Today I will have the honour of representing the UK government on the fiftieth anniversary of Dr Martin Luther King Jr’s historic “I have a dream” speech at the Lincoln Memorial.
I’ve represented my country at many big events in my 20-year diplomatic career, from G8 and UN Summits to the State of the Union address. But to join President Obama, other Presidents, King family members and civil rights leaders in commemorating the March on Washington promises to be an extraordinary experience.
Especially for a black British diplomat born of English and Kenyan parents.
As I rode the bus to work today, I also reflected on a lesser known anniversary in the international struggle for civil rights and racial equality. Fifty years ago today saw the end of the bus boycott in Bristol, England, which overturned the local bus company’s ban on black employees.
It is no coincidence. The Bristol boycott was inspired by actions in Montgomery, Alabama, and set the stage for Britain’s own landmark civil rights legislation, the Race Relations Act of 1965.
The history of the civil rights movement is a uniquely American story. But it is intertwined with the fight for equality and human rights around the world, from post-colonial Britain and France to apartheid South Africa. The anti-slavery campaigns of the English politician William Wilberforce, begun in the 1780s, would later be recognised by Frederick Douglass and Abraham Lincoln as an essential part of the struggle.
The liberating experience of GIs stationed in unsegregated Britain during the Second World War surely contributed to the birth of America’s civil rights movement.
Trinidadian anti-racism campaigner Claudia Jones was an activist in Harlem, New York, before being deported to the UK in 1955. In London she continued her work for equality by establishing a landmark newspaper, the West Indian Gazette, and helped found what later became the Notting Hill Carnival, now one of the world’s largest celebrations Afro-Caribbean culture.
W.J. Weatherby, a fearless Guardian journalist, was among those beaten during protests in Oxford, Mississippi in 1962. You can read more about the links between the British and American struggles against racism in our Buzzfeed article here.
Britain’s racial history is of course different to America’s. Although there have been black Britons for hundreds of years, the biggest wave of immigration from British colonies in Africa, Asia and the Caribbean took place in the decades after the Second World War.
Families came not as slaves, but in many cases to fill low-skilled jobs in Britain’s expanding welfare state and public transport system. They did not face US-style segregation but, as the Bristol bus strike illustrates, encountered discrimination and prejudice that would be gradually rolled back by legislation.
Like Americans, black and mixed-race Britons have our own landmark events.

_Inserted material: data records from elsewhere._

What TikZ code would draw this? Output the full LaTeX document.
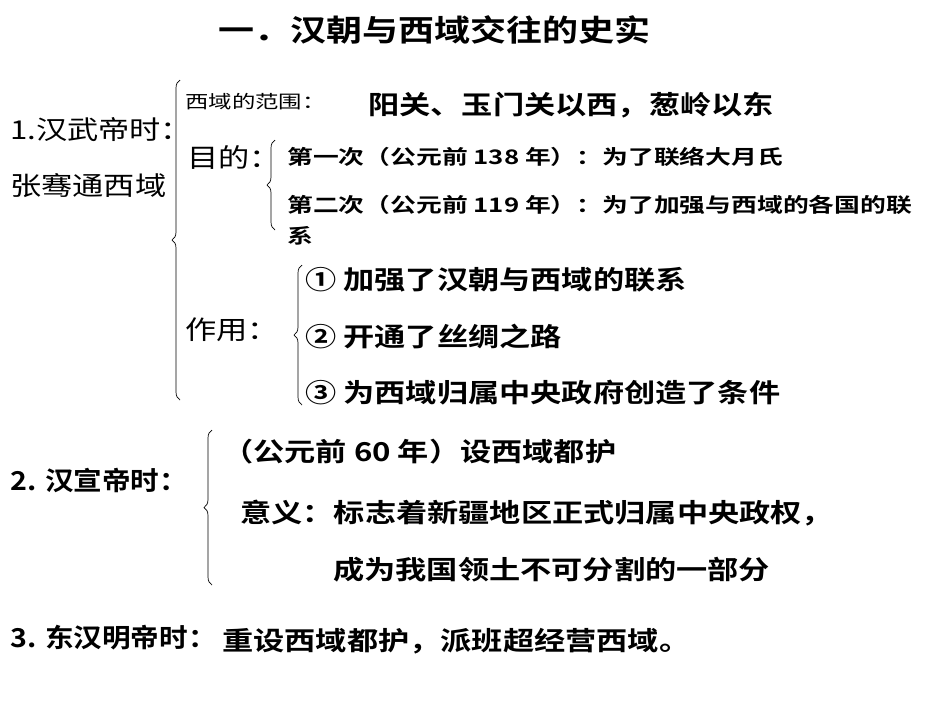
\documentclass[tikz,border=0pt]{standalone}
\usepackage{fontspec}
\usepackage{graphicx}
\setmainfont{Noto Sans CJK SC}[BoldFont={Noto Sans CJK SC Bold}]
\usetikzlibrary{decorations.pathreplacing}
\newcommand{\Wa}[1]{\scalebox{1.2}[1]{#1}}
\newcommand{\Wb}[1]{\scalebox{1.2}[1]{#1}}
\newcommand{\Wc}[1]{\scalebox{1.1}[1]{#1}}
\newcommand{\We}[1]{\scalebox{1.29}[1]{#1}}
\newcommand{\Wd}[1]{\scalebox{1.3}[1]{#1}}
\begin{document}
\begin{tikzpicture}[x=1pt,y=-1pt,
  t/.style={anchor=west,inner sep=0pt,font=\fontsize{26}{30}\selectfont\bfseries},
  l/.style={anchor=west,inner sep=0pt,font=\fontsize{26}{30}\selectfont},
  s/.style={anchor=west,inner sep=0pt,font=\fontsize{20}{24}\selectfont\bfseries},
  ss/.style={anchor=west,inner sep=0pt,font=\fontsize{18}{22}\selectfont},
  br/.style={decorate,decoration={brace,amplitude=8pt},line width=0.7pt}]
\useasboundingbox[fill=white] (0,0) rectangle (950,713);
\node[inner sep=0pt,anchor=west,font=\fontsize{30}{36}\selectfont\bfseries] (title) at (218,30) {\scalebox{1.2}[1]{一．汉朝与西域交往的史实}};
\node[l] (a1) at (10,130) {\Wa{1.汉武帝时：}};
\node[l] (a2) at (10,186) {\Wa{张骞通西域}};
\coordinate (b1s) at (180,400); \coordinate (b1e) at (180,80);
\draw[br] (b1s) -- (b1e);
\node[ss] (fw) at (185,102) {\Wd{西域的范围：}};
\node[t] (fwt) at (368,105) {\Wa{阳关、玉门关以西，葱岭以东}};
\node[l] (md) at (187,157) {\Wa{目的：}};
\coordinate (b2s) at (275,230); \coordinate (b2e) at (275,140);
\draw[br] (b2s) -- (b2e);
\node[s] (m1) at (287,157) {\We{第一次（公元前 138 年）：为了联络大月氏}};
\node[s] (m2) at (287,205) {\We{第二次（公元前 119 年）：为了加强与西域的各国的联}};
\node[s] (m3) at (287,236) {\We{系}};
\node[l] (zy) at (185,330) {\Wa{作用：}};
\coordinate (b3s) at (302,405); \coordinate (b3e) at (302,265);
\draw[br] (b3s) -- (b3e);
\node[t] (z1) at (305,280) {\Wb{① 加强了汉朝与西域的联系}};
\node[t] (z2) at (305,337) {\Wb{② 开通了丝绸之路}};
\node[t] (z3) at (305,393) {\Wb{③ 为西域归属中央政府创造了条件}};
\node[t] (c1) at (10,480) {\Wc{2. 汉宣帝时：}};
\coordinate (b4s) at (212,585); \coordinate (b4e) at (212,430);
\draw[br] (b4s) -- (b4e);
\node[t] (c2) at (222,452) {\Wa{（公元前 60 年）设西域都护}};
\node[t] (c3) at (240,513) {\Wa{意义：标志着新疆地区正式归属中央政权，}};
\node[t] (c4) at (333,570) {\Wa{成为我国领土不可分割的一部分}};
\node[t] (d1) at (10,638) {\Wc{3. 东汉明帝时：}};
\node[t] (d2) at (222,641) {\Wa{重设西域都护，派班超经营西域。}};
\end{tikzpicture}
\end{document}
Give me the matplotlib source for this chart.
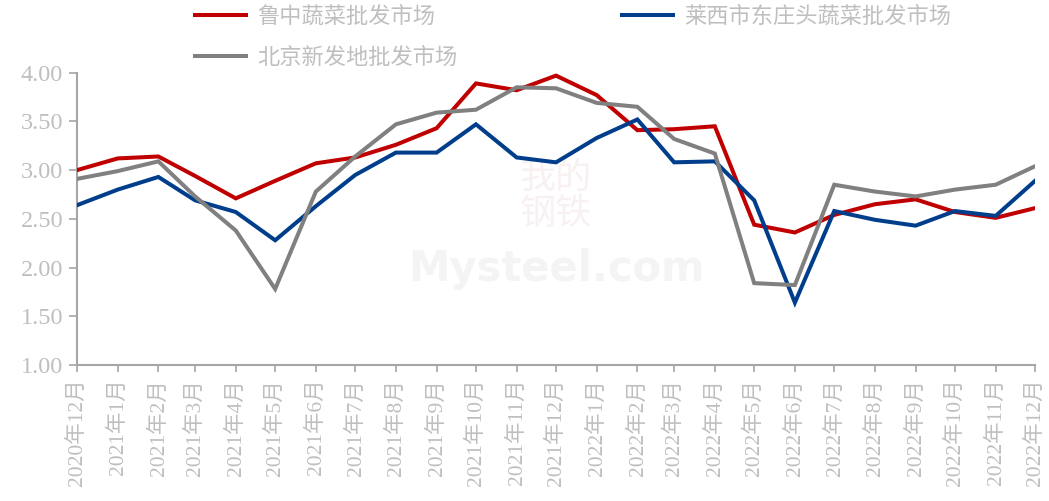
import numpy as np
import pandas as pd
import matplotlib
matplotlib.use("Agg")
from matplotlib import pyplot as plt

plt.rcParams["font.family"] = ["Liberation Serif", "Noto Sans CJK SC", "DejaVu Sans"]

# ── data ──────────────────────────────────────────────────────────────────────
months = pd.date_range("2020-12-01", periods=25, freq="MS")
month_labels = [f"{d.year}年{d.month}月" for d in months]

luzhong = [3.00, 3.12, 3.14, 2.94, 2.71, 2.89, 3.07, 3.13, 3.26, 3.43, 3.89, 3.82, 3.97,
           3.77, 3.41, 3.42, 3.45, 2.44, 2.36, 2.54, 2.65, 2.70, 2.57, 2.51, 2.61]
laixi = [2.64, 2.80, 2.93, 2.69, 2.57, 2.28, 2.63, 2.95, 3.18, 3.18, 3.47, 3.13, 3.08,
         3.33, 3.52, 3.08, 3.09, 2.69, 1.64, 2.58, 2.49, 2.43, 2.58, 2.53, 2.89]
xinfadi = [2.91, 2.99, 3.09, 2.73, 2.38, 1.78, 2.78, 3.14, 3.47, 3.59, 3.62, 3.85, 3.84,
           3.69, 3.65, 3.32, 3.17, 1.84, 1.82, 2.85, 2.78, 2.73, 2.80, 2.85, 3.04]

names = ["鲁中蔬菜批发市场", "莱西市东庄头蔬菜批发市场", "北京新发地批发市场"]
colors = ["#C00000", "#003E8C", "#808080"]

TEXT_C = "#bfbfbf"
SPINE_C = "#a6a6a6"

fig = plt.figure(figsize=(10.49, 5.01), dpi=100)
ax = fig.add_axes([0.0734, 0.2715, 0.9133, 0.5834])

# faint watermark
ax.text(0.5, 0.33, "Mysteel.com", transform=ax.transAxes, ha="center", va="center",
        fontsize=30, fontweight="bold", color="#f4f4f4", family="DejaVu Sans", zorder=0)
ax.text(0.5, 0.58, "我的\n钢铁", transform=ax.transAxes, ha="center", va="center",
        fontsize=26, color="#f9f1f1", family="Noto Sans CJK SC", linespacing=1.0, zorder=0)

lines = {}
for name, vals, c in zip(names, [luzhong, laixi, xinfadi], colors):
    lines[name], = ax.plot(months, vals, color=c, lw=2.9, solid_joinstyle="miter", zorder=3)

ax.set_xlim(months[0], months[-1])
ax.set_ylim(1.0, 4.0)
ax.set_yticks(np.arange(1.0, 4.01, 0.5))
ax.set_yticklabels([f"{v:.2f}" for v in np.arange(1.0, 4.01, 0.5)])
ax.set_xticks(months)
ax.set_xticklabels(month_labels, rotation=90)

for side in ["top", "right"]:
    ax.spines[side].set_visible(False)
for side in ["left", "bottom"]:
    ax.spines[side].set_color(SPINE_C)
    ax.spines[side].set_linewidth(1.5)

ax.tick_params(axis="y", colors=SPINE_C, labelcolor=TEXT_C, labelsize=17.5, length=6, width=1.2, pad=4)
ax.tick_params(axis="x", colors=SPINE_C, labelcolor=TEXT_C, labelsize=15.5, length=5, width=1.2, pad=5)

order = [names[0], names[2], names[1]]
leg = fig.legend([lines[n] for n in order], order, ncol=2, loc="upper left",
                 bbox_to_anchor=(0.186, 0.99), frameon=False, fontsize=16,
                 handlelength=2.3, handletextpad=0.5, columnspacing=7.4,
                 labelspacing=0.8, borderpad=0.0, borderaxespad=0.0)
for t in leg.get_texts():
    t.set_color(TEXT_C)
    t.set_family(["Noto Sans CJK SC"])

fig.savefig("out.png", dpi=100)
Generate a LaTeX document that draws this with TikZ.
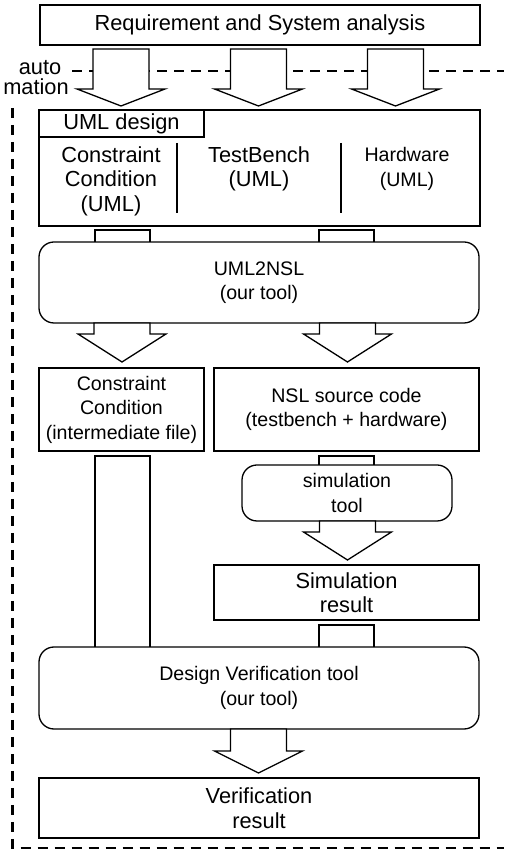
\documentclass[tikz,border=0pt]{standalone}
\usepackage{fontspec}
\setmainfont{Liberation Sans}
\usetikzlibrary{calc}

\newcommand\bigtxt{\fontsize{21.8}{24.5}\selectfont}
\newcommand\smalltxt{\fontsize{19.6}{24.5}\selectfont}

% wide hollow arrow: #1 source node, #2 target node, #3 x centre (pt),
% #4 gap below source, #5 head length, #6 gap above target
\newcommand\fatarrow[6]{%
  \filldraw[fatarr] let \p1=(#1.south), \p2=(#2.north) in
    ({#3pt-28pt},{\y1-#4pt}) -- ({#3pt-28pt},{\y2+#6pt+#5pt})
    -- ({#3pt-44pt},{\y2+#6pt+#5pt}) -- ({#3pt},{\y2+#6pt})
    -- ({#3pt+44pt},{\y2+#6pt+#5pt}) -- ({#3pt+28pt},{\y2+#6pt+#5pt})
    -- ({#3pt+28pt},{\y1-#4pt}) -- cycle;}

% open bar joining two boxes: #1 source, #2 target, #3 x centre, #4 gap below source
\newcommand\joinbar[4]{%
  \draw[thinline] let \p1=(#1.south), \p2=(#2.north) in
    ({#3pt-27.5pt},\y2) -- ({#3pt-27.5pt},{\y1-#4pt})
    -- ({#3pt+27.5pt},{\y1-#4pt}) -- ({#3pt+27.5pt},\y2);}

\begin{document}
\begin{tikzpicture}[x=1pt,y=1pt,
  thinline/.style={line width=1.3pt, line join=miter},
  fatarr/.style={draw, fill=white, line width=1.3pt, line join=miter},
  thickbox/.style={draw, rectangle, line width=2.3pt, align=center,
    inner sep=0pt, outer sep=0pt, font=\bigtxt},
  roundbox/.style={draw, rectangle, rounded corners=15pt, line width=1.3pt,
    align=center, inner sep=0pt, outer sep=0pt, font=\smalltxt},
  label/.style={align=center, inner sep=0pt},
  automark/.style={line width=2.6pt, dash pattern=on 10pt off 7pt}]
\useasboundingbox (0,0) rectangle (504,851);

% boxes
\node[thickbox, minimum width=440, minimum height=40] (req) at (260,826)
  {Requirement and System analysis};
\node[thickbox, minimum width=441, minimum height=116] (uml) at (259.5,683) {};
\node[thinline, draw, anchor=north west, minimum width=165, minimum height=27,
  inner sep=0pt, outer sep=0pt, font=\bigtxt] (tab) at ([xshift=0pt]uml.north west) {UML design};
\node[label, font=\bigtxt] (ccuml) at (111,670) {Constraint\\Condition\\(UML)};
\node[label, font=\bigtxt] (tbuml) at (259,682) {TestBench\\(UML)};
\node[label, font=\smalltxt] (hwuml) at (407,682) {Hardware\\(UML)};
\node[roundbox, minimum width=440, minimum height=81] (conv) at (259,568.5)
  {UML2NSL\\(our tool)};
\node[thickbox, font=\smalltxt, minimum width=165, minimum height=83] (cc) at (121.5,441.5)
  {Constraint\\Condition\\(intermediate file)};
\node[thickbox, font=\smalltxt, minimum width=265, minimum height=83] (nsl) at (346.5,441.5)
  {NSL source code\\(testbench + hardware)};
\node[roundbox, minimum width=210, minimum height=56] (sim) at (347,358)
  {simulation\\tool};
\node[thickbox, minimum width=265, minimum height=55] (simres) at (346.5,258.5)
  {Simulation\\result};
\node[roundbox, minimum width=440, minimum height=82] (dv) at (259,163)
  {Design Verification tool\\(our tool)};
\node[thickbox, minimum width=440, minimum height=60] (vres) at (259,43)
  {Verification\\result};

% column separators inside the UML design box
\draw[thinline] (177,708) -- (177,638);
\draw[thinline] (341,708) -- (341,638);

% automation boundary
\node[label, font=\bigtxt] (autotxt) at (40,783) {auto};
\node[label, font=\bigtxt] (mationtxt) at (36,764) {mation};
\coordinate (autoL) at (72,780);
\coordinate (autoR) at (504,780);
\coordinate (sideT) at (12.5,743);
\coordinate (sideB) at (12.5,3);
\coordinate (baseR) at (504,3);
\draw[automark] (autoL) -- (autoR);
\draw[automark] (sideT) -- (sideB) -- (baseR);

% flow arrows
\fatarrow{req}{uml}{121}{4}{17}{4}
\fatarrow{req}{uml}{258.5}{4}{17}{4}
\fatarrow{req}{uml}{395.5}{4}{17}{4}
\fatarrow{conv}{cc}{122}{0}{28}{6}
\fatarrow{conv}{nsl}{347.5}{0}{28}{6}
\fatarrow{sim}{simres}{347.5}{0}{28}{5}
\fatarrow{dv}{vres}{258.5}{0}{22}{5}

% bars between boxes
\joinbar{uml}{conv}{122.5}{4}
\joinbar{uml}{conv}{346.5}{4}
\joinbar{nsl}{sim}{346.5}{5}
\joinbar{cc}{dv}{122.5}{5}
\joinbar{simres}{dv}{346.5}{5}
\end{tikzpicture}
\end{document}
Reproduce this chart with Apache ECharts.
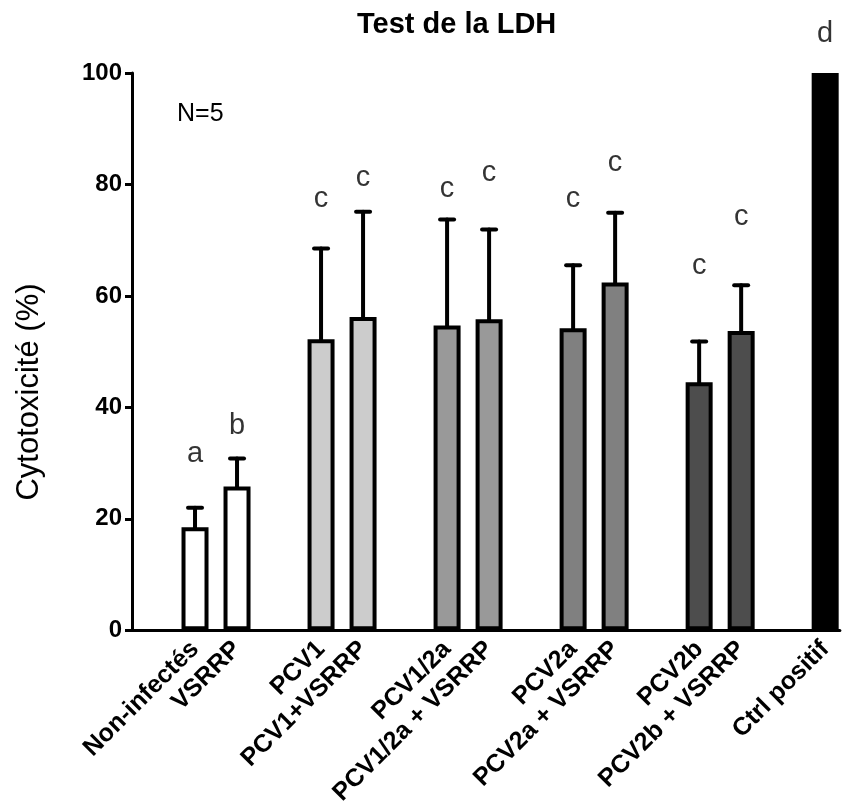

Although I grew up in a predominantly white, middle-class area of the UK, I recall the shocking images of police clashing with black youths in the infamous Brixton riots of 1981.
Some twenty years later I lived in a Brixton that was undergoing gentrification and regeneration to match the historically black neighbourhoods of New York, Chicago or Washington – with both positive and negative results.
No black Briton forgets the 1993 murder of London teenager Stephen Lawrence: the failure to prosecute his killers led an inquiry to conclude that our police force had been “institutionally racist”, and changed the debate on race in the UK.
Black Britons also had our own cultural and sporting icons – such as the soccer players who endured racist chants from their own fans through the 1970s and 80s. But for sheer class and audacity, the inspirational figures were in America: Muhammed Ali and James Brown; Arthur Ashe and Stevie Wonder; Tiger Woods and Chuck D.
According to the 2011 census, the non-white population of the UK is now around 14%, of whom 7.5% are of Asian descent and 3.3% Black. As in America, great strides have been made to ensure racial equality before the law over the last 50 years.
The London Olympics showed just what a diverse country we have become, while many black Britons have become leaders in spheres that go well beyond sport and entertainment. Personally, I am fortunate to work in a Diplomatic Service that is making great efforts to strengthen diversity of all kinds, including through the recruitment and promotion of ethnic minorities.
But I think that most Britons would agree that, as in America, a historic legacy of prejudice and discrimination remains; and that more needs to be done to achieve equality of economic and social opportunity. And in Britain – as elsewhere in Europe – black political leaders have not reached the prominence of Jesse Jackson and Eric Holder; Colin Powell and Condoleezza Rice; and of course President Obama.
With the succession to the throne now established for three generations, I don’t think my country will be seeing a black head of state any time soon. But we should continue to share experiences and learn lessons from our American cousins, and take inspiration from the efforts here to realise Dr King’s Dream.